The former Apple CEO revolutionized the world of music, communication, tablets, handheld devices (and by extension, mobile videogames), cellphones, and of course, computers, since he co-founded Apple in his garage in 1976 with his childhood friend Steve Wozniak. Together they changed the world of computing with the first personal computer, the Apple II, a device that most game designers and publishers the world over began their love of tech and videogame coding with.
Of course, the Macintosh computer line is a household name, but the amazing thing about Steve Jobs is how he continued to change the world in modern times (many have called him America’s modern-day Thomas Edison; Edison being inventor of the electric light bulb, phonograph and motion-picture camera), all the way up to Steve’s official resignation from Apple just this past August 24th.
The iPod revolutionized the world of music and transformed a flagging music industry by introducing iTunes and re-inventing digital music… re-inventing the wheel by convincing people to legally pay for music instead of illegally downloading it. And more importantly, making them WANT to pay for it. No small feat. A tiny device that included small earbuds right in the package, the iPod offered the ability to purchase an individual song for 99 cents. A revolutionary concept. Previously paying for an individual song was unheard of, and Apple got it right when the iPod first launched in 2001.

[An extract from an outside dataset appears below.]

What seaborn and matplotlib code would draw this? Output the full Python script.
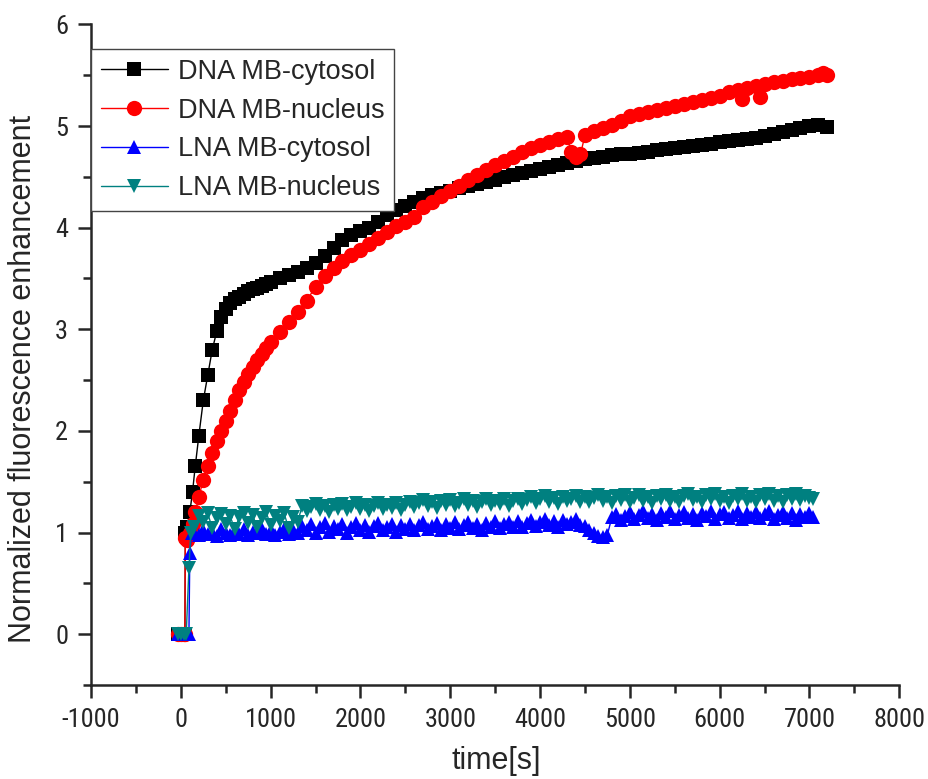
import numpy as np
import pandas as pd
import seaborn as sns
import matplotlib.pyplot as plt
from matplotlib import font_manager
from matplotlib.ticker import MultipleLocator

# ---- data ----
t_dna = [-30, 0, 30, 45, 50, 70, 100, 130, 160, 200, 250, 300, 350, 400, 450, 500, 550, 600,
         650, 700, 750, 800, 850, 900, 950, 1000, 1100, 1200, 1300, 1400, 1500, 1600, 1700,
         1800, 1900, 2000, 2100, 2200, 2300, 2400, 2500, 2600, 2700, 2800, 2900, 3000, 3100,
         3200, 3300, 3400, 3500, 3600, 3700, 3800, 3900, 4000, 4100, 4200, 4300, 4400, 4500,
         4600, 4700, 4800, 4900, 5000, 5100, 5200, 5300, 5400, 5500, 5600, 5700, 5800, 5900,
         6000, 6100, 6200, 6300, 6400, 6500, 6600, 6700, 6800, 6900, 7000, 7100, 7200]
dna_cyto = [0, 0, 0, 0, 1.0, 1.05, 1.2, 1.4, 1.65, 1.95, 2.3, 2.55, 2.8, 2.98, 3.12, 3.2, 3.26, 3.3,
            3.32, 3.35, 3.38, 3.4, 3.41, 3.43, 3.45, 3.47, 3.5, 3.53, 3.56, 3.6, 3.65, 3.72, 3.8,
            3.88, 3.93, 3.97, 4.0, 4.06, 4.12, 4.17, 4.21, 4.25, 4.29, 4.32, 4.34, 4.36, 4.39,
            4.41, 4.43, 4.45, 4.47, 4.5, 4.52, 4.54, 4.56, 4.58, 4.6, 4.62, 4.64, 4.66, 4.68,
            4.69, 4.7, 4.71, 4.72, 4.72, 4.73, 4.74, 4.76, 4.77, 4.78, 4.79, 4.8, 4.81, 4.82,
            4.84, 4.85, 4.86, 4.87, 4.88, 4.9, 4.92, 4.94, 4.96, 4.98, 5.0, 5.01, 4.99]

t_dna_nuc = [-30, 0, 30, 45, 50, 70, 100, 130, 160, 200, 250, 300, 350, 400, 450, 500, 550, 600,
             650, 700, 750, 800, 850, 900, 950, 1000, 1100, 1200, 1300, 1400, 1500, 1600, 1700,
             1800, 1900, 2000, 2100, 2200, 2300, 2400, 2500, 2600, 2700, 2800, 2900, 3000, 3100,
             3200, 3300, 3400, 3500, 3600, 3700, 3800, 3900, 4000, 4100, 4200, 4300, 4350, 4400,
             4450, 4500, 4600, 4700, 4800, 4900, 5000, 5100, 5200, 5300, 5400, 5500, 5600, 5700,
             5800, 5900, 6000, 6100, 6200, 6250, 6300, 6400, 6450, 6500, 6600, 6700, 6800, 6900,
             7000, 7100, 7150, 7200]
dna_nuc = [0, 0, 0, 0, 0.95, 0.93, 1.0, 1.08, 1.2, 1.35, 1.52, 1.65, 1.78, 1.9, 2.0, 2.1, 2.2, 2.3,
           2.4, 2.48, 2.56, 2.63, 2.7, 2.76, 2.82, 2.87, 2.97, 3.07, 3.17, 3.28, 3.42, 3.52, 3.6,
           3.67, 3.73, 3.78, 3.84, 3.9, 3.96, 4.02, 4.06, 4.1, 4.2, 4.25, 4.31, 4.36, 4.41,
           4.47, 4.52, 4.57, 4.62, 4.66, 4.7, 4.74, 4.78, 4.81, 4.84, 4.87, 4.89, 4.74, 4.7,
           4.72, 4.91, 4.95, 4.98, 5.01, 5.05, 5.1, 5.12, 5.14, 5.16, 5.18, 5.2, 5.22, 5.24,
           5.26, 5.28, 5.3, 5.33, 5.35, 5.27, 5.37, 5.39, 5.29, 5.41, 5.43, 5.44, 5.46, 5.47,
           5.48, 5.5, 5.52, 5.5]

# LNA probes were sampled every 50 s after the start
t_lna = [-30, 0, 30, 60, 90, 100, 120] + list(range(150, 7001, 50)) + [7040]
lna_cyto = ([0, 0, 0, 0, 0, 0.8, 1.0] +
            [1.00, 0.98, 1.02, 0.99, 1.01, 0.97, 1.03, 1.00, 0.98, 1.02, 0.99, 1.03,
             0.98, 1.01, 1.00, 1.03, 0.99, 1.02, 0.98, 1.01, 1.03, 0.99, 1.02, 1.00] +
            [1.06, 1.02, 1.08, 1.00, 1.05, 1.09, 1.01, 1.06, 1.03, 1.08, 1.00, 1.05,
             1.09, 1.02, 1.07, 1.01, 1.06, 1.09, 1.02, 1.05, 1.08, 1.01, 1.07, 1.03] +
            [1.08, 1.02, 1.07, 1.10, 1.03, 1.06, 1.09, 1.02, 1.08, 1.04, 1.10, 1.03,
             1.07, 1.10, 1.04, 1.08, 1.02, 1.09, 1.05, 1.11, 1.04, 1.08, 1.10, 1.05] +
            [1.11, 1.05, 1.09, 1.12, 1.06, 1.10, 1.13, 1.07, 1.11, 1.05, 1.12, 1.08,
             1.10, 1.13, 1.07] +
            [1.06, 1.02, 1.00, 0.97, 0.96, 0.98, 1.15] +
            [1.18, 1.12, 1.16, 1.20, 1.13, 1.17, 1.21, 1.14, 1.18, 1.12, 1.19, 1.15,
             1.21, 1.13, 1.17, 1.20, 1.14, 1.18, 1.12, 1.19, 1.16, 1.21, 1.13, 1.18,
             1.20, 1.14, 1.17, 1.21, 1.13, 1.19, 1.15, 1.20, 1.14, 1.18, 1.21, 1.13,
             1.17, 1.20, 1.14, 1.19, 1.12, 1.18, 1.15, 1.19] +
            [1.15])

t_lna_nuc = [-30, 0, 30, 60, 90, 110] + list(range(150, 7001, 50)) + [7040]
lna_nuc = ([0, 0, 0, 0, 0.65, 1.0] +
           [1.05, 1.16, 1.10, 1.19, 1.04, 1.14, 1.18, 1.08, 1.16, 1.03, 1.15, 1.19,
            1.09, 1.17, 1.05, 1.14, 1.20, 1.07, 1.16, 1.11, 1.19, 1.04, 1.15, 1.10] +
           [1.26, 1.21, 1.25, 1.28, 1.22, 1.26, 1.20, 1.27, 1.23, 1.28, 1.22, 1.25,
            1.29, 1.23, 1.27, 1.21, 1.26, 1.29, 1.23, 1.27, 1.24, 1.29, 1.22, 1.27] +
           [1.30, 1.25, 1.29, 1.32, 1.26, 1.30, 1.24, 1.31, 1.27, 1.32, 1.26, 1.29,
            1.33, 1.27, 1.31, 1.25, 1.30, 1.33, 1.27, 1.31, 1.28, 1.33, 1.26, 1.31] +
           [1.33, 1.28, 1.32, 1.35, 1.29, 1.33, 1.36, 1.30, 1.34, 1.28, 1.35, 1.31,
            1.33, 1.36, 1.30] +
           [1.35, 1.30, 1.34, 1.37, 1.31, 1.35, 1.29, 1.36, 1.32, 1.37,
            1.30, 1.34, 1.37, 1.31, 1.35, 1.29, 1.36, 1.33, 1.37, 1.31,
            1.35, 1.30, 1.36, 1.38, 1.32, 1.35, 1.30, 1.37, 1.33, 1.38,
            1.31, 1.35, 1.29, 1.36, 1.33, 1.38, 1.31, 1.35, 1.30, 1.37,
            1.33, 1.38, 1.31, 1.36, 1.30, 1.37, 1.33, 1.38, 1.32, 1.36,
            1.34] +
           [1.33])

labels = ["DNA MB-cytosol", "DNA MB-nucleus", "LNA MB-cytosol", "LNA MB-nucleus"]
colors = ["#000000", "#ff0000", "#0000ff", "#008080"]
markers = ["s", "o", "^", "v"]
msizes = [9.5, 11, 10, 10]

sns.set_style("ticks")
plt.rcParams['font.family'] = ['Liberation Sans', 'DejaVu Sans']
plt.rcParams['axes.unicode_minus'] = False

# narrow face for tick labels if one is around
installed = {f.name for f in font_manager.fontManager.ttflist}
narrow = None
for cand in ["Liberation Sans Narrow", "Roboto Condensed", "DejaVu Sans Condensed",
             "Open Sans Condensed", "Noto Sans Condensed"]:
    if cand in installed:
        narrow = cand
        break

fig = plt.figure(figsize=(9.29, 7.79), dpi=100)
ax = fig.add_axes([0.098, 0.1207, 0.87, 0.848])

series = [(t_dna, dna_cyto), (t_dna_nuc, dna_nuc), (t_lna, lna_cyto), (t_lna_nuc, lna_nuc)]
for (tt, vv), lab, col, mk, ms in zip(series, labels, colors, markers, msizes):
    df = pd.DataFrame({"time": tt, "value": vv})
    sns.lineplot(data=df, x="time", y="value", ax=ax, color=col, marker=mk,
                 markersize=ms, markeredgewidth=0, linewidth=1, label=lab,
                 estimator=None, sort=False)

ax.set_xlim(-1000, 8000)
ax.set_ylim(-0.5, 6)
ax.xaxis.set_major_locator(MultipleLocator(1000))
ax.xaxis.set_minor_locator(MultipleLocator(500))
ax.yaxis.set_major_locator(MultipleLocator(1))
ax.yaxis.set_minor_locator(MultipleLocator(0.5))
tick_size = 19 if narrow else 17
ax.tick_params(which="major", direction="out", length=9.5, width=1.8, labelsize=tick_size, pad=7)
ax.tick_params(which="minor", direction="out", length=6, width=1.8)
if narrow:
    for lbl in ax.get_xticklabels() + ax.get_yticklabels():
        lbl.set_family([narrow, 'Liberation Sans'])

for s in ["top", "right"]:
    ax.spines[s].set_visible(False)
for s in ["left", "bottom"]:
    ax.spines[s].set_linewidth(1.8)

ax.set_xlabel("time[s]", fontsize=22)
ax.set_ylabel("Normalized fluorescence enhancement", fontsize=22)
ax.xaxis.set_label_coords(0.501, -0.093)
ax.yaxis.set_label_coords(-0.066, 0.463)

leg = ax.legend(loc="upper left", bbox_to_anchor=(0.0, 0.962), fontsize=19.5, frameon=True,
                fancybox=False, edgecolor="#444444", framealpha=1.0, handlelength=2.5,
                borderpad=0.35, labelspacing=0.47, handletextpad=0.35, borderaxespad=0.0)
leg.get_frame().set_linewidth(1.0)

fig.savefig("out.png", dpi=100)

The innovations continuing from the iPod would do just as much to put Steve’s mark on the world, all driven by Steve Jobs genius as the head of Apple. The iPod Touch put the word “App” into the English lexicon and made “App” (shorthand for “Application”) a household word, allowing people to download Apps of all kinds to improve their life and their entertainment. This also changed the world of gaming, as the touchscreen of the iPod Touch combined with the convenience of purchasing cheap Apps off the iTunes Store (which downloaded digitally right to your device) made for a perfect match for game developers; who launched game after revolutionary game that have since become phenomenons in their own right; from Angry Birds to Burn the Rope to Infinity Blade.
The iPhone did the same for cellphones, and of course, what would be the final revolutionary device in Steve Jobs career, the iPad, kickstarted a whole new industry of tablet devices. Easier to travel with than a laptop, but much larger than a smart phone, the tablet has gone on to become a whole new industry with many competitors vying for a piece of the pie. The Amazon Kindle Fire being the most recent.
Steve Jobs has had an amazing career and life. An immensely private person, he rarely gave interviews or talked about his personal life or family. But this genius (a college drop-out), started Apple at age 21 in Oregon, and would be a multi-millionaire by age 25. He appeared on the cover of Time magazine at age 26.
“We are deeply saddened to announce that Steve Jobs passed away today,” read a statement by Apple’s board of directors. “Steve’s brilliance, passion and energy were the source of countless innovations that enrich and improve all of our lives. The world is immeasurably better because of Steve. His greatest love was for his wife, Laurene, and his family. Our hearts go out to them and to all who were touched by his extraordinary gifts.”
“Apple has lost a visionary and creative genius, and the world has lost an amazing human being. Those of us who have been fortunate enough to know and work with Steve have lost a dear friend and an inspiring mentor. Steve leaves behind a company that only he could have built, and his spirit will forever be the foundation of Apple.”
Paul Allen (Microsoft’s co-founder with Bill Gates), called Steve Jobs “a unique tech pioneer and auteur who knew how to make amazingly great products.”
Bill Gates also gave his condolences, “Steve and I first met nearly 30 years ago, and have been colleagues, competitors and friends over the course of more than half our lives. The world rarely sees someone who has had the profound impact Steve has had, the effects of which will be felt for many generations to come,” he added. “For those of us lucky enough to get to work with him, it’s been an insanely great honor. I will miss Steve immensely.”
We here at VGB give our condolences to the family. RIP Steve, the world will never forget you.